The photographers were always crazy. I remember walking down a hill once following a group of photographers into a valley of death and chaos marked by oil fires and plumes of distant explosions as dusk neared. It was a nightmare scene but they kept walking, pausing only when they saw two rebel fighters taking a break to pray in the desert.
A half dozen photographers then piled on them, shooting two men in keffiyehs praying with their guns besides them against a backdrop of a burning sky. Moving image, no doubt.
It was usually impossible to find anyone in charge at the front, just kids with guns and a lot of bile for Qadhafi, but occasionally a grizzled officer would make an appearance with heartening words about the imminent arrival of heavy weapons, and some private comments about how difficult it was to instill any sense of discipline or order in the chaotic forces.
The rebel forces seemed to move as an inchoate mob of group think, and it just wasn’t enough. So every day, despite talk of counterattacks and secret weapons, the front moved back day by day, until Ras Lanouf fell and then Brega.
“It is back and forth, that is a desert war,” said Abdel Fatah Younes, the sketchy former interior minister who switched sides at the beginning of the uprising and later became the rebel defense minister. Except that it just seemed to be going back.

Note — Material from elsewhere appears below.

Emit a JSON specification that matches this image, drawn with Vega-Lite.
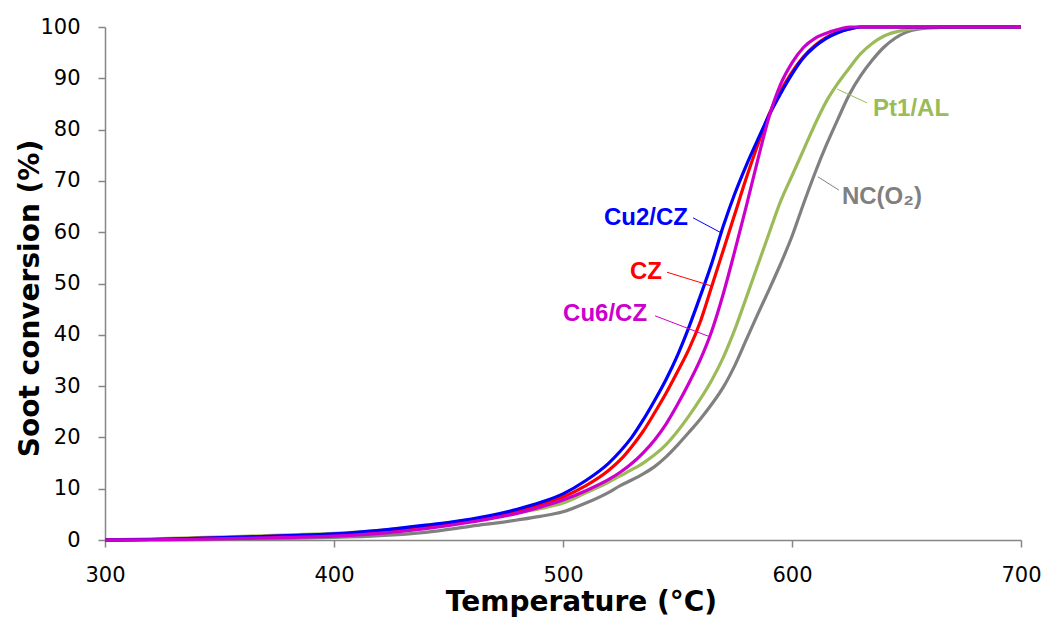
{
  "$schema": "https://vega.github.io/schema/vega-lite/v6.json",
  "width": 916,
  "height": 513,
  "autosize": {"type": "none"},
  "padding": {"left": 105, "top": 27, "right": 27, "bottom": 79},
  "background": "white",
  "config": {
    "view": {"stroke": null},
    "axis": {
      "grid": false,
      "domainColor": "#868686",
      "domainWidth": 1.5,
      "tickColor": "#868686",
      "tickWidth": 1.5,
      "tickSize": 7,
      "labelFont": "DejaVu Sans",
      "labelFontSize": 21,
      "labelColor": "#000000",
      "titleFont": "DejaVu Sans",
      "titleFontSize": 28,
      "titleFontWeight": "bold",
      "titleColor": "#000000"
    }
  },
  "datasets": {
    "curves": [
      {"s":"NC(O2)","t":300,"c":0},{"s":"NC(O2)","t":320,"c":0.02},{"s":"NC(O2)","t":340,"c":0.08},{"s":"NC(O2)","t":360,"c":0.15},{"s":"NC(O2)","t":380,"c":0.3},{"s":"NC(O2)","t":400,"c":0.5},{"s":"NC(O2)","t":420,"c":0.85},{"s":"NC(O2)","t":440,"c":1.5},{"s":"NC(O2)","t":460,"c":2.7},{"s":"NC(O2)","t":480,"c":3.9},{"s":"NC(O2)","t":490,"c":4.6},{"s":"NC(O2)","t":500,"c":5.5},{"s":"NC(O2)","t":510,"c":7.2},{"s":"NC(O2)","t":520,"c":9.3},{"s":"NC(O2)","t":525,"c":10.6},{"s":"NC(O2)","t":530,"c":11.7},{"s":"NC(O2)","t":535,"c":12.9},{"s":"NC(O2)","t":540,"c":14.3},{"s":"NC(O2)","t":545,"c":16.2},{"s":"NC(O2)","t":550,"c":18.5},{"s":"NC(O2)","t":555,"c":21},{"s":"NC(O2)","t":560,"c":23.6},{"s":"NC(O2)","t":565,"c":26.5},{"s":"NC(O2)","t":570,"c":29.8},{"s":"NC(O2)","t":575,"c":34},{"s":"NC(O2)","t":580,"c":39},{"s":"NC(O2)","t":585,"c":44},{"s":"NC(O2)","t":590,"c":48.8},{"s":"NC(O2)","t":595,"c":53.8},{"s":"NC(O2)","t":600,"c":59.2},{"s":"NC(O2)","t":605,"c":65.5},{"s":"NC(O2)","t":610,"c":71.5},{"s":"NC(O2)","t":615,"c":77},{"s":"NC(O2)","t":620,"c":82},{"s":"NC(O2)","t":625,"c":86.8},{"s":"NC(O2)","t":630,"c":90.5},{"s":"NC(O2)","t":635,"c":93.5},{"s":"NC(O2)","t":640,"c":96},{"s":"NC(O2)","t":645,"c":97.8},{"s":"NC(O2)","t":650,"c":99},{"s":"NC(O2)","t":655,"c":99.6},{"s":"NC(O2)","t":665,"c":99.9},{"s":"NC(O2)","t":675,"c":100},{"s":"NC(O2)","t":700,"c":100},
      {"s":"Pt1/AL","t":300,"c":0},{"s":"Pt1/AL","t":320,"c":0.2},{"s":"Pt1/AL","t":340,"c":0.45},{"s":"Pt1/AL","t":360,"c":0.7},{"s":"Pt1/AL","t":380,"c":1.0},{"s":"Pt1/AL","t":400,"c":1.3},{"s":"Pt1/AL","t":420,"c":1.9},{"s":"Pt1/AL","t":440,"c":2.8},{"s":"Pt1/AL","t":460,"c":4.0},{"s":"Pt1/AL","t":480,"c":5.3},{"s":"Pt1/AL","t":490,"c":6.1},{"s":"Pt1/AL","t":500,"c":7.2},{"s":"Pt1/AL","t":510,"c":9.2},{"s":"Pt1/AL","t":520,"c":11.3},{"s":"Pt1/AL","t":525,"c":12.5},{"s":"Pt1/AL","t":530,"c":13.7},{"s":"Pt1/AL","t":535,"c":15},{"s":"Pt1/AL","t":540,"c":16.6},{"s":"Pt1/AL","t":545,"c":18.6},{"s":"Pt1/AL","t":550,"c":21.2},{"s":"Pt1/AL","t":555,"c":24.2},{"s":"Pt1/AL","t":560,"c":27.5},{"s":"Pt1/AL","t":565,"c":31.2},{"s":"Pt1/AL","t":570,"c":35.6},{"s":"Pt1/AL","t":575,"c":41},{"s":"Pt1/AL","t":580,"c":47.2},{"s":"Pt1/AL","t":585,"c":53.5},{"s":"Pt1/AL","t":590,"c":59.8},{"s":"Pt1/AL","t":595,"c":66},{"s":"Pt1/AL","t":600,"c":71},{"s":"Pt1/AL","t":605,"c":76},{"s":"Pt1/AL","t":610,"c":81},{"s":"Pt1/AL","t":615,"c":85.5},{"s":"Pt1/AL","t":620,"c":89},{"s":"Pt1/AL","t":625,"c":92},{"s":"Pt1/AL","t":630,"c":94.8},{"s":"Pt1/AL","t":635,"c":96.8},{"s":"Pt1/AL","t":640,"c":98.2},{"s":"Pt1/AL","t":645,"c":99},{"s":"Pt1/AL","t":650,"c":99.5},{"s":"Pt1/AL","t":655,"c":99.8},{"s":"Pt1/AL","t":665,"c":100},{"s":"Pt1/AL","t":700,"c":100},
      {"s":"CZ","t":300,"c":0},{"s":"CZ","t":320,"c":0.1},{"s":"CZ","t":340,"c":0.3},{"s":"CZ","t":360,"c":0.55},{"s":"CZ","t":380,"c":0.8},{"s":"CZ","t":400,"c":1.1},{"s":"CZ","t":420,"c":1.8},{"s":"CZ","t":440,"c":2.7},{"s":"CZ","t":460,"c":3.9},{"s":"CZ","t":480,"c":5.6},{"s":"CZ","t":490,"c":6.9},{"s":"CZ","t":500,"c":8.4},{"s":"CZ","t":510,"c":10.6},{"s":"CZ","t":520,"c":13.6},{"s":"CZ","t":525,"c":15.6},{"s":"CZ","t":530,"c":18.2},{"s":"CZ","t":535,"c":21.2},{"s":"CZ","t":540,"c":24.8},{"s":"CZ","t":545,"c":28.6},{"s":"CZ","t":550,"c":32.8},{"s":"CZ","t":555,"c":37.2},{"s":"CZ","t":560,"c":42.6},{"s":"CZ","t":565,"c":49.5},{"s":"CZ","t":570,"c":56.5},{"s":"CZ","t":575,"c":63.5},{"s":"CZ","t":580,"c":70.5},{"s":"CZ","t":585,"c":77},{"s":"CZ","t":590,"c":83},{"s":"CZ","t":595,"c":87.5},{"s":"CZ","t":600,"c":91.2},{"s":"CZ","t":605,"c":94.2},{"s":"CZ","t":610,"c":96.4},{"s":"CZ","t":615,"c":98},{"s":"CZ","t":620,"c":99},{"s":"CZ","t":625,"c":99.6},{"s":"CZ","t":630,"c":100},{"s":"CZ","t":700,"c":100},
      {"s":"Cu2/CZ","t":300,"c":0},{"s":"Cu2/CZ","t":320,"c":0.1},{"s":"Cu2/CZ","t":340,"c":0.3},{"s":"Cu2/CZ","t":360,"c":0.55},{"s":"Cu2/CZ","t":380,"c":0.85},{"s":"Cu2/CZ","t":400,"c":1.2},{"s":"Cu2/CZ","t":420,"c":1.9},{"s":"Cu2/CZ","t":440,"c":2.9},{"s":"Cu2/CZ","t":460,"c":4.1},{"s":"Cu2/CZ","t":480,"c":6.0},{"s":"Cu2/CZ","t":490,"c":7.3},{"s":"Cu2/CZ","t":500,"c":9.0},{"s":"Cu2/CZ","t":510,"c":11.6},{"s":"Cu2/CZ","t":520,"c":15.0},{"s":"Cu2/CZ","t":525,"c":17.3},{"s":"Cu2/CZ","t":530,"c":20.0},{"s":"Cu2/CZ","t":535,"c":23.4},{"s":"Cu2/CZ","t":540,"c":27.2},{"s":"Cu2/CZ","t":545,"c":31.3},{"s":"Cu2/CZ","t":550,"c":36},{"s":"Cu2/CZ","t":555,"c":41.5},{"s":"Cu2/CZ","t":560,"c":47.6},{"s":"Cu2/CZ","t":565,"c":54},{"s":"Cu2/CZ","t":570,"c":61.2},{"s":"Cu2/CZ","t":575,"c":67.5},{"s":"Cu2/CZ","t":580,"c":73},{"s":"Cu2/CZ","t":585,"c":78},{"s":"Cu2/CZ","t":590,"c":82.8},{"s":"Cu2/CZ","t":595,"c":87},{"s":"Cu2/CZ","t":600,"c":90.8},{"s":"Cu2/CZ","t":605,"c":94},{"s":"Cu2/CZ","t":610,"c":96.2},{"s":"Cu2/CZ","t":615,"c":97.8},{"s":"Cu2/CZ","t":620,"c":98.9},{"s":"Cu2/CZ","t":625,"c":99.6},{"s":"Cu2/CZ","t":630,"c":100},{"s":"Cu2/CZ","t":700,"c":100},
      {"s":"Cu6/CZ","t":300,"c":0},{"s":"Cu6/CZ","t":320,"c":0.05},{"s":"Cu6/CZ","t":340,"c":0.15},{"s":"Cu6/CZ","t":360,"c":0.3},{"s":"Cu6/CZ","t":380,"c":0.5},{"s":"Cu6/CZ","t":400,"c":0.75},{"s":"Cu6/CZ","t":420,"c":1.3},{"s":"Cu6/CZ","t":440,"c":2.2},{"s":"Cu6/CZ","t":460,"c":3.5},{"s":"Cu6/CZ","t":480,"c":5.2},{"s":"Cu6/CZ","t":490,"c":6.4},{"s":"Cu6/CZ","t":500,"c":7.8},{"s":"Cu6/CZ","t":510,"c":9.6},{"s":"Cu6/CZ","t":520,"c":11.8},{"s":"Cu6/CZ","t":525,"c":13.2},{"s":"Cu6/CZ","t":530,"c":14.9},{"s":"Cu6/CZ","t":535,"c":17},{"s":"Cu6/CZ","t":540,"c":19.5},{"s":"Cu6/CZ","t":545,"c":22.6},{"s":"Cu6/CZ","t":550,"c":26.4},{"s":"Cu6/CZ","t":555,"c":30.6},{"s":"Cu6/CZ","t":560,"c":35.2},{"s":"Cu6/CZ","t":565,"c":40.8},{"s":"Cu6/CZ","t":570,"c":48},{"s":"Cu6/CZ","t":575,"c":56.3},{"s":"Cu6/CZ","t":580,"c":65},{"s":"Cu6/CZ","t":585,"c":74},{"s":"Cu6/CZ","t":590,"c":82.5},{"s":"Cu6/CZ","t":595,"c":88.8},{"s":"Cu6/CZ","t":600,"c":93},{"s":"Cu6/CZ","t":605,"c":96},{"s":"Cu6/CZ","t":610,"c":97.8},{"s":"Cu6/CZ","t":615,"c":98.8},{"s":"Cu6/CZ","t":620,"c":99.5},{"s":"Cu6/CZ","t":625,"c":100},{"s":"Cu6/CZ","t":700,"c":100}
    ],
    "leaders": [
      {"s":"Cu2/CZ","t":556.8,"c":62.8,"t2":569.4,"c2":59.8},
      {"s":"CZ","t":545.4,"c":52.2,"t2":565,"c2":49.5},
      {"s":"Cu6/CZ","t":540.2,"c":43.7,"t2":564.2,"c2":39.6},
      {"s":"Pt1/AL","t":632.8,"c":85.2,"t2":619.7,"c2":87.9},
      {"s":"NC(O2)","t":620.5,"c":68.2,"t2":611.3,"c2":70.8}
    ],
    "labelsRight": [
      {"s":"Cu2/CZ","txt":"Cu2/CZ","t":554.6,"c":62.8},
      {"s":"CZ","txt":"CZ","t":543.2,"c":52.2},
      {"s":"Cu6/CZ","txt":"Cu6/CZ","t":536.7,"c":44}
    ],
    "labelsLeft": [
      {"s":"Pt1/AL","txt":"Pt1/AL","t":635.4,"c":84},
      {"s":"NC(O2)","txt":"NC(O₂)","t":621.8,"c":66.9}
    ]
  },
  "layer": [
    {
      "data": {"name": "curves"},
      "mark": {"type": "line", "strokeWidth": 3.2, "interpolate": "monotone"},
      "encoding": {
        "x": {
          "field": "t", "type": "quantitative",
          "scale": {"domain": [300, 700], "nice": false, "zero": false},
          "axis": {
            "values": [300, 400, 500, 600, 700],
            "labelPadding": 17,
            "labelFlush": false,
            "title": "Temperature (°C)",
            "titleX": 476,
            "titleY": 62,
            "titleBaseline": "middle",
            "titleAlign": "center"
          }
        },
        "y": {
          "field": "c", "type": "quantitative",
          "scale": {"domain": [0, 100], "nice": false},
          "axis": {
            "values": [0, 10, 20, 30, 40, 50, 60, 70, 80, 90, 100],
            "labelPadding": 18,
            "labelFlush": false,
            "title": "Soot conversion (%)",
            "titleX": -75,
            "titleY": 271,
            "titleAngle": -90,
            "titleBaseline": "middle",
            "titleAlign": "center"
          }
        },
        "color": {
          "field": "s", "type": "nominal",
          "scale": {
            "domain": ["NC(O2)", "Pt1/AL", "CZ", "Cu2/CZ", "Cu6/CZ"],
            "range": ["#808080", "#9BBB59", "#FF0000", "#0000FF", "#CC00CC"]
          },
          "legend": null
        }
      }
    },
    {
      "data": {"name": "leaders"},
      "mark": {"type": "rule", "strokeWidth": 1},
      "encoding": {
        "x": {"field": "t", "type": "quantitative"},
        "y": {"field": "c", "type": "quantitative"},
        "x2": {"field": "t2"},
        "y2": {"field": "c2"},
        "color": {"field": "s", "type": "nominal", "legend": null}
      }
    },
    {
      "data": {"name": "labelsRight"},
      "mark": {"type": "text", "align": "right", "baseline": "middle", "font": "Liberation Sans", "fontWeight": "bold", "fontSize": 24},
      "encoding": {
        "x": {"field": "t", "type": "quantitative"},
        "y": {"field": "c", "type": "quantitative"},
        "text": {"field": "txt"},
        "color": {"field": "s", "type": "nominal", "legend": null}
      }
    },
    {
      "data": {"name": "labelsLeft"},
      "mark": {"type": "text", "align": "left", "baseline": "middle", "font": "Liberation Sans", "fontWeight": "bold", "fontSize": 24},
      "encoding": {
        "x": {"field": "t", "type": "quantitative"},
        "y": {"field": "c", "type": "quantitative"},
        "text": {"field": "txt"},
        "color": {"field": "s", "type": "nominal", "legend": null}
      }
    }
  ]
}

I don’t think Qadhafi’s forces will be rolling into Benghazi any time soon, but if things keep going the way they are now, they will eventually regroup sufficiently and take back the east. And then I don’t know what will happen to all those people who for a month enjoyed a Libyan spring, spray painting satiric pictures of Qadhafi on the walls of buildings, waving the old monarchy flag and telling everyone how much of a murderous killer he was.
How do you go back to the silence, lies and mistrustful shiftiness of the last 40 years after that without going utterly mad?